We were given a Hoya plant as a wedding gift several decades ago. The Hawaiian friend who introduced us brought us a cutting of her prized Hoya, promising that it would yield exquisite, aromatic yellow flowers “when the time is right.” She told us to be patient—it was a rare cultivar—and like marriage, it would improve with age.
I set it in a recommended sunny spot, and for a few months it showed promise. But quickly, leaves started turning brown, so I moved it to shade. There it sat for several years, unchanged, without a hint of bloom. I decided to train it up the deck posts, (it is a vine after all) outside the bedroom window. I imagined being surprised by its professed fragrance some wonderful morning. By all accounts, it was a bloom worth waiting for.
Our fifth anniversary came and went, then the seventh, tenth, eighteenth. Over the years, the Hoya had grown thick and heavy, unable to wrap or cling like vines are supposed to. I tried stapling the branches up along the wood posts, hoping to guide it toward the light. But instead of climbing, it stooped. By now, my pride was involved, along with a superstitious concern for the symbolism of a wedding gift that refused to bloom.
I googled ‘Hoya.’ Not surprisingly, there are Hoya websites, Hoya clubs, and Hoya chat rooms.
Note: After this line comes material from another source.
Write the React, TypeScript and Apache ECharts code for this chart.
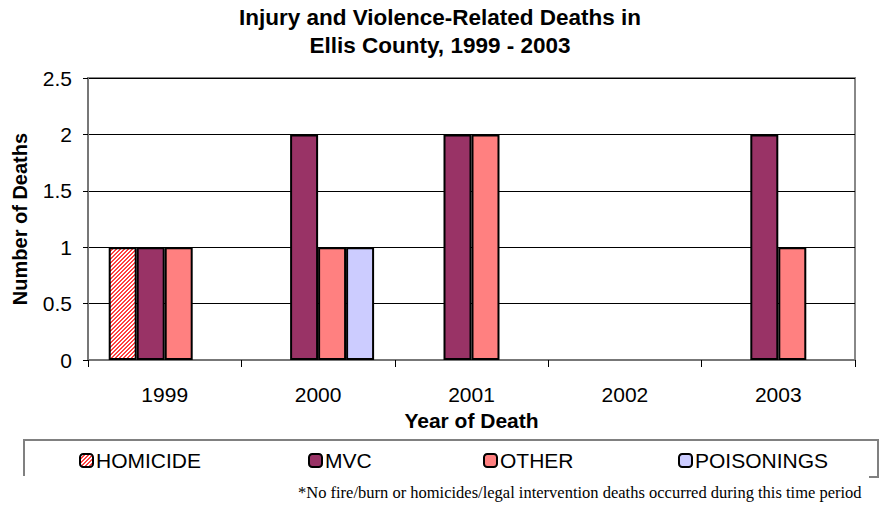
import React, { useEffect, useRef } from "react";
import * as echarts from "echarts";

const years = ["1999", "2000", "2001", "2002", "2003"];
const homicide = [1, 0, 0, 0, 0];
const mvc = [1, 2, 2, 0, 2];
const other = [1, 1, 2, 0, 1];
const poisonings = [0, 1, 0, 0, 0];
const yTicks = { min: 0, max: 2.5, interval: 0.5 };

const FONT = "'Liberation Sans', Arial, sans-serif";

function makeHatch() {
  const c = document.createElement("canvas");
  c.width = 4;
  c.height = 4;
  const ctx = c.getContext("2d")!;
  ctx.fillStyle = "#ffffff";
  ctx.fillRect(0, 0, 4, 4);
  ctx.fillStyle = "#ff4040";
  for (let y = 0; y < 4; y++) {
    for (let x = 0; x < 4; x++) {
      if ((x + y) % 4 === 0 || (x + y) % 4 === 1) ctx.fillRect(x, y, 1, 1);
    }
  }
  return c;
}

const nz = (a: number[]) => a.map((v) => (v === 0 ? "-" : v));

export default function App() {
  const ref = useRef<HTMLDivElement>(null);
  useEffect(() => {
    if (!ref.current) return;
    const chart = echarts.init(ref.current, null, { renderer: "svg" });
    const hatch = makeHatch();
    const bar = (name: string, data: number[], color: any) => ({
      name,
      type: "bar",
      data: nz(data),
      barGap: "0%",
      barCategoryGap: "27%",
      itemStyle: { color, borderColor: "#000", borderWidth: 2 },
    });
    const legend = (name: string, left: number) => ({
      data: [name],
      left,
      top: 450,
      itemWidth: 13,
      itemHeight: 13,
      itemGap: 3,
      padding: 0,
      selectedMode: false,
      textStyle: { fontFamily: FONT, fontSize: 21, color: "#000", padding: [0, 0, 0, -2] },
    });
    chart.setOption({
      animation: false,
      backgroundColor: "#fff",
      title: {
        text: "Injury and Violence-Related Deaths in\nEllis County, 1999 - 2003",
        left: 440,
        textAlign: "center",
        top: 3,
        padding: 0,
        textStyle: { fontFamily: FONT, fontSize: 22.5, fontWeight: "bold", color: "#000", lineHeight: 28 },
      },
      grid: { left: 88, right: 25, top: 78, bottom: 150, show: true, borderColor: "#888", borderWidth: 2 },
      legend: [legend("HOMICIDE", 79), legend("MVC", 308), legend("OTHER", 483), legend("POISONINGS", 678)],
      xAxis: {
        type: "category",
        data: years,
        name: "Year of Death",
        nameLocation: "middle",
        nameGap: 50,
        nameTextStyle: { fontFamily: FONT, fontSize: 21, fontWeight: "bold", color: "#000" },
        axisLine: { lineStyle: { color: "#777", width: 2 } },
        axisTick: { show: true, length: 7, lineStyle: { color: "#000", width: 1 } },
        axisLabel: { fontFamily: FONT, fontSize: 21, color: "#000", margin: 24 },
      },
      yAxis: {
        type: "value",
        ...yTicks,
        name: "Number of Deaths",
        nameLocation: "middle",
        nameGap: 58,
        nameTextStyle: { fontFamily: FONT, fontSize: 20, fontWeight: "bold", color: "#000" },
        axisLine: { show: true, lineStyle: { color: "#777", width: 2 } },
        axisTick: { show: true, length: 5, lineStyle: { color: "#000", width: 1 } },
        axisLabel: { fontFamily: FONT, fontSize: 21, color: "#000", margin: 16 },
        splitLine: { lineStyle: { color: "#000", width: 1 } },
      },
      series: [
        bar("HOMICIDE", homicide, { image: hatch, repeat: "repeat" }),
        bar("MVC", mvc, "#993366"),
        bar("OTHER", other, "#ff8080"),
        bar("POISONINGS", poisonings, "#ccccff"),
      ],
      graphic: [
        {
          type: "polyline",
          shape: { points: [[24, 476], [24, 440], [878, 440], [878, 477], [869, 477]] },
          style: { stroke: "#808080", lineWidth: 2, fill: "none" },
          silent: true,
        },
        {
          type: "text",
          left: 298,
          top: 484,
          style: {
            text: "*No fire/burn or homicides/legal intervention deaths occurred during this time period",
            fontFamily: "'Liberation Serif', 'Times New Roman', serif",
            fontSize: 16.5,
            fill: "#000",
          },
        },
      ],
    });
    return () => chart.dispose();
  }, []);
  return <div ref={ref} style={{ width: 880, height: 510, position: "absolute", left: 0, top: 0 }} />;
}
Like orchids, the plant has an impressive following, due to its supposedly intoxicating aromas and spectacular colors. From Minneapolis to Tehachepi, people spend hours online gloating about how they got their precious wax flower, aka asclepiadaceae, to perform.
I took notes, tried changing soil, fertilizing, watering more, watering less, but nothing changed. Except that it developed a nasty infestation of yellow bugs that enjoyed feasting on the fresh new tips. I sprayed it with an organic mixture of olive oil, castile soap and water, tried removing the crawling yellow dots with a soft cloth, and even hit it with some toxic stuff out of sheer desperation. Still, the yellow bugs survived.
The time finally came to give up on it. We were about to celebrate our twentieth and I felt like I had been more than patient. All of our inevitable marriage kinks had long been smoothed out and still this sucker refused to bloom. Since I couldn’t bring myself to toss it into the compost, I opted for a more passive aggressive approach. I carefully removed the staples that held its massive bug-infested limbs to the deck posts, cut it back considerably, and set it way out in the corner, where only the jade tree and cactus grow.
It took les than a week to die. Symbol or no symbol, I’ve got better things to do.
In its place, I planted the most mundane and predictable of vines—solanum jasminoides—and in a few weeks, it has already shot up to the top of the wall, wrapping itself like a dancer around the deck posts, offering a delicate bow of gentle white flowers at each bend.
It’s a hard lesson in gardening, but sometimes you just have to know when to nurture, and when to let go.